Les filières agricoles sont bien conscientes de la précarité de certains Français. Elles travaillent, d’ailleurs, à proposer des réponses structurelles aux ministres de l’Agriculture et de l’Économie. Mais avant tout, Coop de France veut alerter sur l’indépendance alimentaire qui est, selon elle, en détresse.

« Les entreprises agroalimentaires et agricoles ont, elles aussi, subi de plein fouet la hausse des prix, fait remarquer le président. Les coûts de l’énergie ont doublé, les salaires ont augmenté de 10 % en moyenne, sans compter la hausse du prix du GNR. Si bien que les coûts des productions agricoles ont augmenté d’environ 22 % en moyenne. »

Repositionnement

Avec des hausses de prix et un pouvoir d’achat en berne les produits français n’ont plus la cote. L’agriculture française ne correspond plus à la demande des consommateurs, si bien qu’ils se tournent vers des produits importés moins chers. « Notre agriculture manque de compétitivité et elle est disqualifiée par rapport aux importations européennes qui ne répondent pas aux mêmes normes, alerte Dominique Chargé. Au risque de rendre la France dépendante aux importations et de perdre en souveraineté alimentaire. »

Les chiffres sont là. Pendant les six premiers mois de l’année 2023, les exportations de denrées alimentaires ont diminué et les exportations sont en hausse. À l’image de la viande, où un tiers de la quantité consommée en France est importée. Tout comme les fruits et légumes, pour lesquels 60 % viennent des pays voisins.

Or, « la France doit être en capacité de répondre aux demandes des consommateurs. Pour cela nous devons être compétitifs, rappelle-t-il. La situation est intenable pour les filières. La montée en gamme avec les produits labélisés, qui a été voulue il y a quelques années, n’est plus d’actualité avec l’inflation. On fait porter le poids de l’inflation à l’alimentation ».
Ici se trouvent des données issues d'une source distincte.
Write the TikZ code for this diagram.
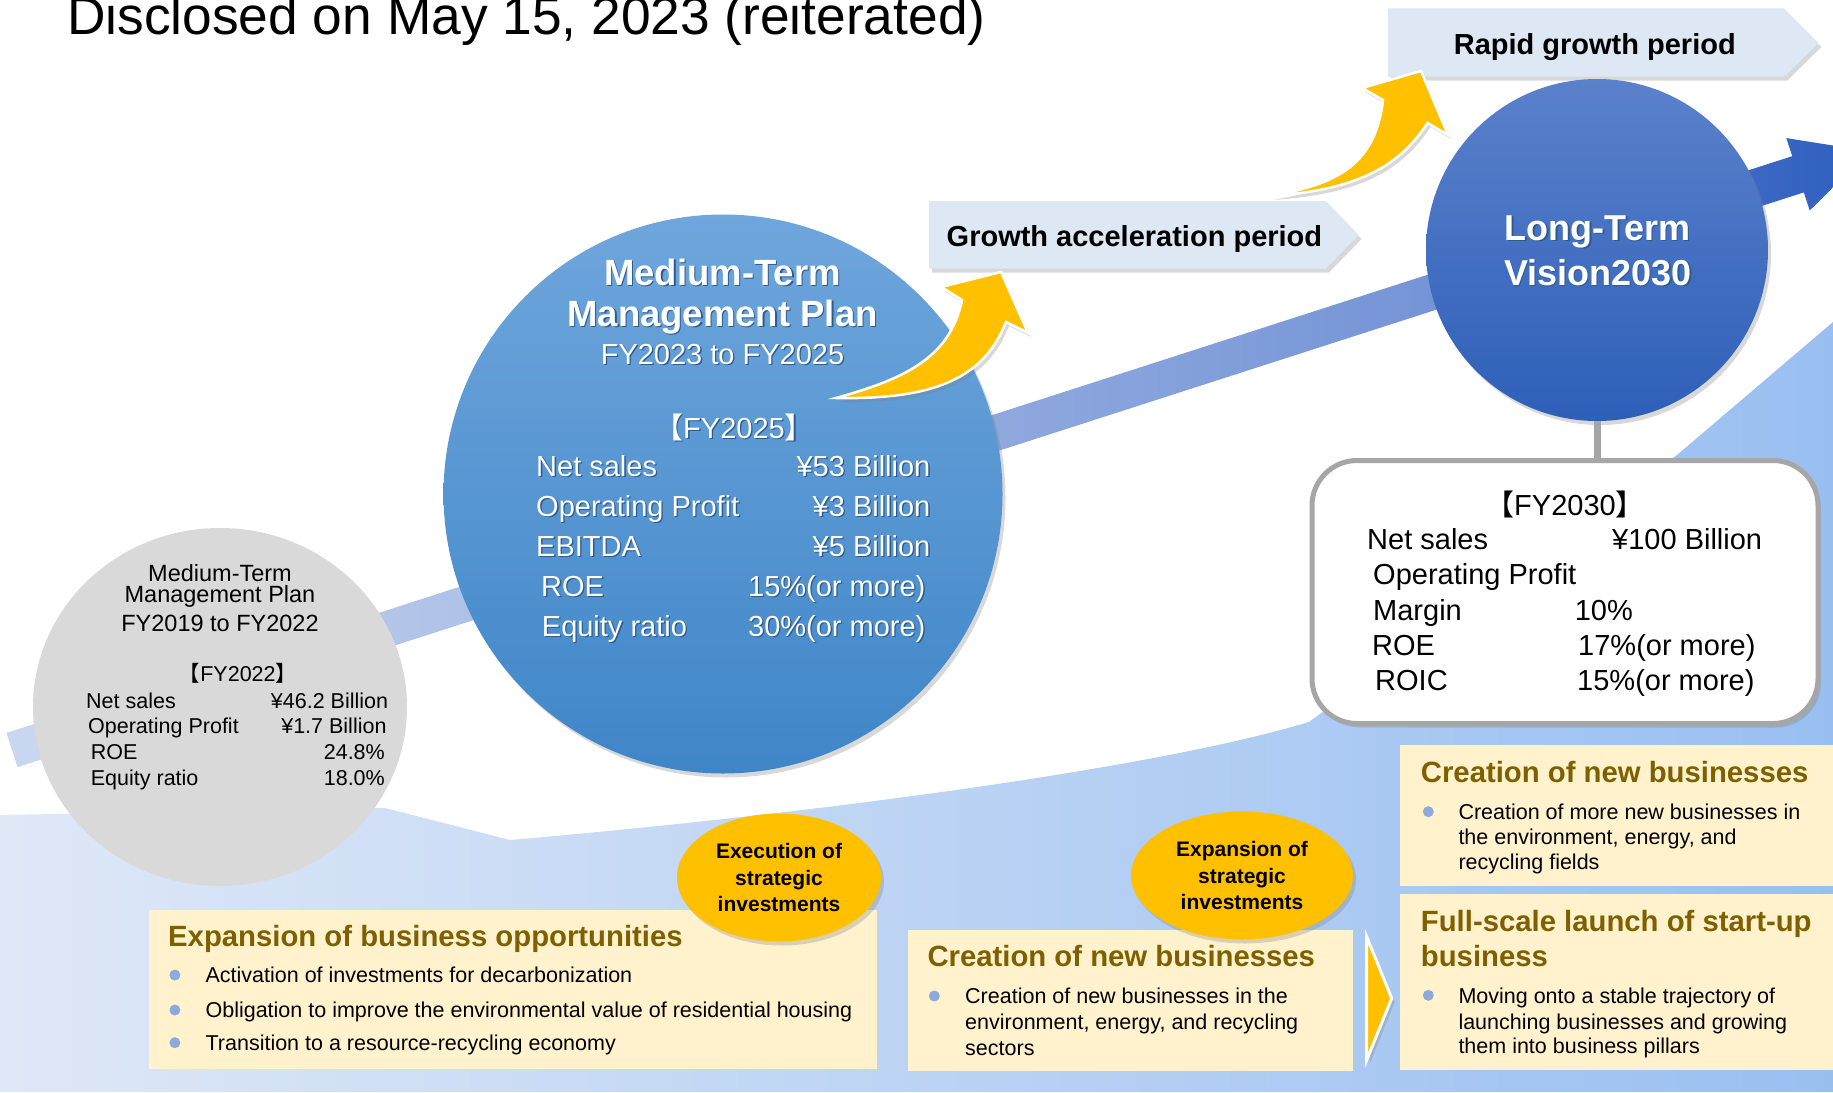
\documentclass[tikz,border=0pt]{standalone}
\usepackage{fontspec}
\setmainfont{Liberation Sans}
\newfontfamily\cjk{Noto Sans CJK JP}
\usetikzlibrary{positioning,shapes.geometric,shadows}

\definecolor{skyA}{HTML}{DFE8F7}
\definecolor{skyB}{HTML}{99BFF1}
\definecolor{trendA}{HTML}{CAD7EF}
\definecolor{trendB}{HTML}{6B8CD4}
\definecolor{trendC}{HTML}{4A75CB}
\definecolor{trendD}{HTML}{2F5EBE}
\definecolor{pastgray}{HTML}{D9D9D9}
\definecolor{midtop}{HTML}{6FA6DC}
\definecolor{midbot}{HTML}{3F86C8}
\definecolor{longtop}{HTML}{5B81CC}
\definecolor{longbot}{HTML}{2E5FB8}
\definecolor{phase}{HTML}{DDE8F4}
\definecolor{gold}{HTML}{FFC000}
\definecolor{cream}{HTML}{FFF2CC}
\definecolor{headgold}{HTML}{7F6000}
\definecolor{bulletblue}{HTML}{8EAADB}
\definecolor{frame}{HTML}{A6A6A6}
\definecolor{textshade}{HTML}{2F5B8C}

\newcommand\fsz[2]{\fontsize{#1}{#2}\selectfont}
\newcommand\fy[1]{{\cjk 【}#1{\cjk 】}}
\newcommand\sh[1]{\rlap{\kern1.3pt\raisebox{-1.3pt}{\color{textshade}#1}}#1}

\tikzset{
  softshadow/.style={drop shadow={opacity=.3,shadow xshift=3pt,shadow yshift=-4pt}},
  phasebox/.style={fill=phase,softshadow},
  growarrow/.style={fill=gold,draw=white,line width=2.5pt,softshadow},
  ctr/.style={anchor=base,inner sep=0pt},
  lbl/.style={anchor=base west,inner sep=0pt},
  val/.style={anchor=base east,inner sep=0pt},
  panel/.style={fill=cream,inner sep=0pt,anchor=north west},
  panelhead/.style={anchor=base west,inner sep=0pt,text=headgold,font=\bfseries\fsz{29.3}{35}},
  itemtext/.style={anchor=base west,inner sep=0pt,font=\fsz{21.5}{26}},
  invest/.style={ellipse,fill=gold,inner sep=0pt,align=center,font=\bfseries\fsz{21}{26.5},softshadow},
}

\begin{document}
\begin{tikzpicture}[x=1pt,y=-1pt]
\useasboundingbox (0,0) rectangle (1833,1092);
\fill[white] (0,0) rectangle (1833,1092);

% ground
\shade[left color=skyA,right color=skyB] (0,815) -- (385,808) -- (510,840)
  .. controls (800,815) and (1150,770) .. (1309,722) -- (1677,455) -- (1833,322)
  -- (1833,1092) -- (0,1092) -- cycle;

% trend band and arrow
\shade[left color=trendA,right color=trendB] (6.5,732.9) -- (1591.5,221.9) -- (1602.5,256.1) -- (17.5,767.1) -- cycle;
\shade[left color=trendC,right color=trendD] (1591.2,220.9) -- (1792.2,156.2) -- (1786.3,138.1)
  -- (1869.4,151.3) -- (1809.7,210.5) -- (1803.8,192.4) -- (1602.8,257.1) -- cycle;

\node[lbl,font=\fsz{53.3}{60}] (title) at (67,34) {Disclosed on May 15, 2023 (reiterated)};

% previous plan
\node[ellipse,fill=pastgray,minimum width=374,minimum height=358] (plan19) at (220,707) {};
\begin{scope}[font=\fsz{23.5}{26}]
\node[ctr] (p19a) at (220,581) {Medium-Term};
\node[ctr] (p19b) at (220,602.7) {Management Plan};
\node[ctr] (p19c) at (220,631.7) {FY2019 to FY2022};
\end{scope}
\begin{scope}[font=\fsz{21.5}{25}]
\node[ctr] (p19fy) at (238,681.7) {\fy{FY2022}};
\foreach \l/\v/\xl/\xr/\yy [count=\i] in {Net sales/{¥46.2 Billion}/86/388.3/708.3,
    Operating Profit/{¥1.7 Billion}/88/386.7/733.3, ROE/24.8\%/90.7/385/759,
    Equity ratio/18.0\%/90.7/385/785} {
  \node[lbl] (p19l\i) at (\xl,\yy) {\l};
  \node[val] (p19v\i) at (\xr,\yy) {\v};
}
\end{scope}

% current plan
\node[circle,top color=midtop,bottom color=midbot,minimum size=559,softshadow] (plan23) at (723,494) {};
\begin{scope}[text=white]
\node[ctr,font=\bfseries\fsz{36.5}{40}] (p23a) at (722.5,285.5) {\sh{Medium-Term}};
\node[ctr,font=\bfseries\fsz{36.5}{40}] (p23b) at (722.5,326) {\sh{Management Plan}};
\node[ctr,font=\fsz{29}{34}] (p23c) at (722.5,364.6) {\sh{FY2023 to FY2025}};
\node[ctr,font=\fsz{29}{34}] (p23fy) at (734,438.6) {\sh{\fy{FY2025}}};
\foreach \l/\v/\xl/\xr/\yy [count=\i] in {Net sales/{¥53 Billion}/536/930.6/476,
    Operating Profit/{¥3 Billion}/536/930.6/516.5, EBITDA/{¥5 Billion}/536/930.6/556.3,
    ROE/15\%(or more)/541/925.6/596, Equity ratio/30\%(or more)/541.7/925.6/636} {
  \node[lbl,font=\fsz{29}{34}] (p23l\i) at (\xl,\yy) {\sh{\l}};
  \node[val,font=\fsz{29}{34}] (p23v\i) at (\xr,\yy) {\sh{\v}};
}
\end{scope}

% periods
\fill[phasebox] (929,201) -- (1326,201) -- (1358.6,235) -- (1326,268.5) -- (929,268.5) -- cycle;
\node[lbl,font=\bfseries\fsz{29}{34}] (growth) at (946.5,246.7) {Growth acceleration period};
\fill[phasebox] (1388,8.3) -- (1784,8.3) -- (1818.4,43) -- (1784,76.7) -- (1388,76.7) -- cycle;
\node[lbl,font=\bfseries\fsz{29}{34}] (rapid) at (1453.6,54.3) {Rapid growth period};

% vision
\node[circle,top color=longtop,bottom color=longbot,minimum size=342,softshadow] (vision) at (1597,250) {};
\node[ctr,text=white,font=\bfseries\fsz{36}{40}] (visa) at (1597.5,240) {\sh{Long-Term}};
\node[ctr,text=white,font=\bfseries\fsz{36}{40}] (visb) at (1598,285) {\sh{Vision2030}};

\draw[growarrow] (836,398) .. controls (900,380) and (950,360) .. (962,300) -- (941,287) -- (1001,272)
  -- (1028,333) -- (1006,322) .. controls (985,375) and (940,400) .. (836,398) -- cycle;
\draw[growarrow] (1270,196) .. controls (1330,185) and (1375,170) .. (1383,100) -- (1362,88) -- (1421,71)
  -- (1448,135) -- (1427.5,123) .. controls (1400,165) and (1360,190) .. (1270,196) -- cycle;

% targets 2030
\node[draw=frame,line width=5pt,fill=white,rounded corners=45pt,minimum width=506,minimum height=263,softshadow] (target) at (1565,592) {};
\draw[frame,line width=7pt] (vision.south) -- (vision.south |- target.north);
\begin{scope}[font=\fsz{29}{34}]
\node[ctr] (tfy) at (1565,515) {\fy{FY2030}};
\foreach \l/\xl/\yy [count=\i] in {Net sales/1367/549.3, Operating Profit/1373/584,
    Margin/1373/620, ROE/1372/655, ROIC/1375/690}
  \node[lbl] (tl\i) at (\xl,\yy) {\l};
\foreach \v/\xv/\yy [count=\i] in {¥100 Billion/1612/549.3, 10\%/1574.6/620,
    17\%(or more)/1578/655, 15\%(or more)/1577/690}
  \node[lbl] (tv\i) at (\xv,\yy) {\v};
\end{scope}

% panels
\node[panel,minimum width=728,minimum height=159] (opps) at (148.7,909.3) {};
\node[panelhead] (oppshead) at (168,946.7) {Expansion of business opportunities};
\foreach \txt/\yy [count=\i] in {Activation of investments for decarbonization/982.7,
    Obligation to improve the environmental value of residential housing/1017.3,
    Transition to a resource-recycling economy/1050}
  \node[itemtext] (opps\i) at (205.4,\yy) {\txt};
\foreach \yy in {975,1010,1042.7}
  \fill[bulletblue] (174.9,\yy) circle[radius=5.5];

\node[panel,minimum width=445.4,minimum height=140.7] (newbiz) at (907.3,930) {};
\node[panelhead] (newbizhead) at (927.3,966.7) {Creation of new businesses};
\foreach \txt/\yy [count=\i] in {Creation of new businesses in the/1003.3,
    {environment, energy, and recycling}/1029.3, sectors/1055}
  \node[itemtext] (newbiz\i) at (965,\yy) {\txt};
\fill[bulletblue] (934.3,996) circle[radius=5.5];

\node[panel,minimum width=433,minimum height=140.7] (morebiz) at (1400,745) {};
\node[panelhead] (morebizhead) at (1420.7,782.7) {Creation of new businesses};
\foreach \txt/\yy [count=\i] in {Creation of more new businesses in/819.3,
    {the environment, energy, and}/844, recycling fields/869.3}
  \node[itemtext] (morebiz\i) at (1458.3,\yy) {\txt};
\fill[bulletblue] (1428.3,811.7) circle[radius=5.5];

\node[panel,minimum width=433,minimum height=175.3] (launch) at (1400,894) {};
\node[panelhead] (launchhead) at (1420.7,931.7) {Full-scale launch of start-up};
\node[panelhead] (launchhead2) at (1420.7,966.7) {business};
\foreach \txt/\yy [count=\i] in {Moving onto a stable trajectory of/1003.3,
    launching businesses and growing/1029.3, them into business pillars/1053.3}
  \node[itemtext] (launch\i) at (1458.3,\yy) {\txt};
\fill[bulletblue] (1428.3,995.3) circle[radius=5.5];

\draw[fill=gold,draw=white,line width=3pt,softshadow] (1366.7,936.7) -- (1391.7,998.3) -- (1366.7,1060) -- cycle;

% investment bubbles
\node[invest,minimum width=204,minimum height=128] (exec) at (779,877.5) {Execution of\\strategic\\investments};
\node[invest,minimum width=222,minimum height=128] (expand) at (1242,875.5) {Expansion of\\strategic\\investments};
\end{tikzpicture}
\end{document}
Et d’appeler à davantage de concertation avec les distributeurs. « La GMS est évidemment concernée par la souveraineté alimentaire. Ce sont eux, d’ailleurs, qui nous ont alertés sur le repositionnement des consommateurs, reconnaît Dominique Chargé. Je ne veux pas les vilipender, mais je ne pense pas qu’ils ont tout a fait conscience de la pression qu’ils font porter à toutes les filières. Ils jouent avec la pérennité des productions françaises. »

Réduire l’empreinte carbone

Par ailleurs, à plus long terme, le gouvernement se lance dans la planification écologique. L’ambition de ce plan est de diagnostiquer l’empreinte carbone des activités. Il propose plusieurs buts à atteindre pour décarboner l’agriculture française d’ici à 2030. Avec notamment une réduction de 8 % du cheptel porcin français, de 10 % pour les bovins. Multiplier par cinq les surfaces en agroforesterie. Réduire de 15 % la consommation énergétique des tracteurs. Ou encore, doubler les surfaces cultivées en légumineuses.
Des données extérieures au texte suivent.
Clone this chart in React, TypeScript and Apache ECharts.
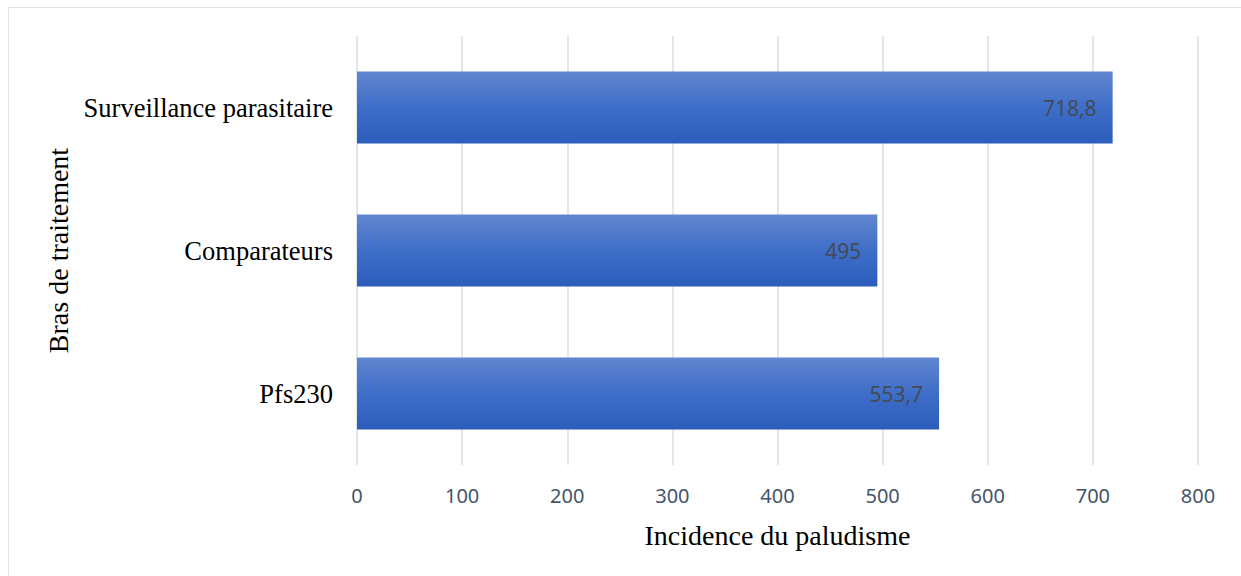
import React, { useEffect, useRef } from "react";
import * as echarts from "echarts";

const categories = ["Pfs230", "Comparateurs", "Surveillance parasitaire"];
const values = [553.7, 495, 718.8];
const valueLabels = ["553,7", "495", "718,8"];
const xTicks = [0, 100, 200, 300, 400, 500, 600, 700, 800];

export default function App() {
  const ref = useRef<HTMLDivElement>(null);
  useEffect(() => {
    if (!ref.current) return;
    const chart = echarts.init(ref.current, null, { renderer: "svg" });
    chart.setOption({
      animation: false,
      backgroundColor: "#ffffff",
      graphic: [
        {
          type: "rect",
          shape: { x: 8.5, y: 7.5, width: 1260, height: 600 },
          style: { fill: "none", stroke: "#dfe3e8", lineWidth: 1 },
          silent: true,
        },
      ],
      grid: { left: 357, right: 43, top: 36, bottom: 111, containLabel: false },
      xAxis: {
        type: "value",
        min: xTicks[0],
        max: xTicks[xTicks.length - 1],
        interval: 100,
        axisLine: { show: false },
        axisTick: { show: false },
        splitLine: { show: true, lineStyle: { color: "#e3e6ea", width: 2 } },
        axisLabel: {
          color: "#44546a",
          fontFamily: "Noto Sans",
          fontSize: 20,
          margin: 20,
        },
        name: "Incidence du paludisme",
        nameLocation: "middle",
        nameGap: 56,
        nameTextStyle: { color: "#000", fontFamily: "Liberation Serif", fontSize: 28 },
      },
      yAxis: {
        type: "category",
        data: categories,
        axisLine: { show: false },
        axisTick: { show: false },
        axisLabel: {
          color: "#000",
          fontFamily: "Liberation Serif",
          fontSize: 26.5,
          margin: 24,
        },
        name: "Bras de traitement",
        nameLocation: "middle",
        nameGap: 280,
        nameRotate: 90,
        nameTextStyle: { color: "#000", fontFamily: "Liberation Serif", fontSize: 28 },
      },
      series: [
        {
          type: "bar",
          data: values,
          barWidth: "50.5%",
          itemStyle: {
            color: new echarts.graphic.LinearGradient(0, 0, 0, 1, [
              { offset: 0, color: "#6286d0" },
              { offset: 0.5, color: "#3e6ec8" },
              { offset: 1, color: "#2d5dbb" },
            ]),
          },
          label: {
            show: true,
            position: "insideRight",
            distance: 16,
            color: "#434b58",
            fontFamily: "Noto Sans",
            fontSize: 21,
            formatter: (p: any) => valueLabels[p.dataIndex],
          },
        },
      ],
    });
    return () => chart.dispose();
  }, []);
  return (
    <div
      ref={ref}
      style={{ position: "fixed", left: 0, top: 0, width: 1241, height: 576 }}
    />
  );
}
Ambitieux ! Pour y parvenir, chaque exploitation, dans sa singularité, devra adapter sa technique, investir dans de nouveaux outils. « Les exploitations, une par une, devront être diagnostiquées et suivies dans la mise en place de solutions, prévient Sébastien Windsor, président des chambres d’agriculture de France. Cela risque d’être coûteux. »

Pacte et loi d’orientation et d’avenir agricoles (PLOAA) encore nébuleux

Face à ces enjeux, « l’agriculture est aussi une partie de la solution, tient à rappeler Dominique Chargé. Nous sommes déjà engagés dans la réduction de notre empreinte carbone et il n’est pas question d’y renoncer. » Cependant, Coop de France estime que les filières agroalimentaires françaises ne pourront pas répondre à la demande du consommateur tout en investissant dans des démarches écologiques. Sans perdre de vue l’indépendance alimentaire de notre pays.

À cela s’ajoute un deuxième sujet de fond : le PLOAA (pacte et loi d’orientation et d’avenir agricoles). Ils devraient être proposés à l’automne 2023 et sont issus d’une concertation avec les organisations agricoles.  « On devrait ainsi avoir un cadre économique et écologique, espère le président de Coop de France. Une feuille de route devrait en découler, qui correspond à un nouveau pacte social. » Foncier, alimentation, transmission, environnement et formations : de nombreux sujets devraient être balayés dans cette loi proposée d’ici la fin de l’année.